◆ Do this
Wherever the string "with" appears in a line, extract that line.

◆ Information supplied
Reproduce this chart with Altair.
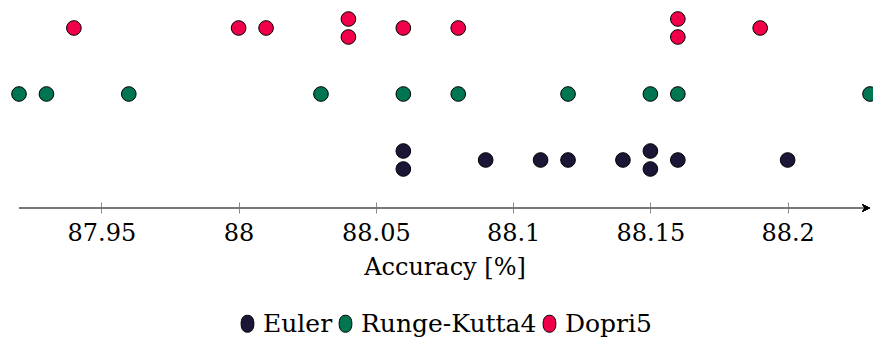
import altair as alt
import pandas as pd

# Accuracy of ten training runs per ODE solver
methods = ["Euler", "Runge-Kutta4", "Dopri5"]
colors = ["#1b1636", "#007552", "#ef0049"]

euler = [88.06, 88.06, 88.09, 88.11, 88.12, 88.14, 88.15, 88.15, 88.16, 88.20]
rk4 = [87.92, 87.93, 87.96, 88.03, 88.06, 88.08, 88.12, 88.15, 88.16, 88.23]
dopri5 = [87.94, 88.00, 88.01, 88.04, 88.04, 88.06, 88.08, 88.16, 88.16, 88.19]

tick_values = [87.95, 88.0, 88.05, 88.1, 88.15, 88.2]
x_domain = [87.92, 88.23]

FONT = "DejaVu Serif"
W, H = 851, 202
ROW_GAP = 66   # vertical distance between solver rows (px)
STACK = 9      # half distance between repeated runs with equal accuracy (px)

# one row per solver, repeated values stacked symmetrically around the row
records = []
for level, (name, vals) in enumerate(zip(methods, [euler, rk4, dopri5])):
    counts = pd.Series(vals).value_counts()
    seen = {}
    for v in vals:
        n = counts[v]
        k = seen.get(v, 0)
        seen[v] = k + 1
        shift = (k - (n - 1) / 2) * 2 * STACK
        records.append({"method": name, "acc": v, "level": level + shift / ROW_GAP})
df = pd.DataFrame(records)

y_scale = alt.Scale(domain=[-42 / ROW_GAP, 2 + 28 / ROW_GAP], nice=False, zero=False)

# vertical ellipse used as legend marker
ellipse = "M0,-1 C0.55,-1 0.75,-0.55 0.75,0 C0.75,0.55 0.55,1 0,1 C-0.55,1 -0.75,0.55 -0.75,0 C-0.75,-0.55 -0.55,-1 0,-1 Z"

points = alt.Chart(df).mark_circle(
    size=215, opacity=1, stroke="black", strokeWidth=1
).encode(
    x=alt.X(
        "acc:Q",
        scale=alt.Scale(domain=x_domain, nice=False, zero=False),
        axis=alt.Axis(
            values=tick_values, format=".2~f", domain=False, grid=False,
            tickSize=11, tickColor="#8a8a8a", tickWidth=1,
            labelFont=FONT, labelFontSize=24, labelColor="black", labelPadding=8,
            title="Accuracy [%]", titleFont=FONT, titleFontSize=24,
            titleFontWeight="normal", titleColor="black", titlePadding=10,
        ),
    ),
    y=alt.Y("level:Q", scale=y_scale, axis=None),
    color=alt.Color(
        "method:N",
        scale=alt.Scale(domain=methods, range=colors),
        legend=alt.Legend(
            title=None, orient="none", legendX=216, legendY=311,
            direction="horizontal", symbolType=ellipse, symbolSize=290,
            symbolStrokeColor="black", symbolStrokeWidth=1, symbolOpacity=1,
            labelFont=FONT, labelFontSize=25, labelColor="black", labelLimit=400,
            labelOffset=3, columnPadding=0,
        ),
    ),
)

# horizontal axis line with an arrow head at its right end
axis_line = alt.Chart(df).mark_rule(color="#777777", strokeWidth=1.6).encode(
    x=alt.value(0), x2=alt.value(W - 4), y=alt.value(H + 6)
)
arrow = alt.Chart(df).mark_point(
    shape="M1,0 L-1,-1 L-0.4,0 L-1,1 Z", filled=True, color="black", opacity=1, size=49
).encode(x=alt.value(W - 4), y=alt.value(H + 6))

chart = alt.layer(axis_line, points, arrow).properties(
    width=W, height=H,
    padding={"left": 19, "top": 0, "right": 3, "bottom": 135},
    autosize=alt.AutoSizeParams(type="none"),
    background="white",
).configure_view(strokeWidth=0, stroke="transparent")

chart.save("out.html", embed_options={"renderer": "svg", "actions": False})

◆ Written reply
Reproduce this chart with Altair.
STACK = 9      # half distance between repeated runs with equal accuracy (px)
# horizontal axis line with an arrow head at its right end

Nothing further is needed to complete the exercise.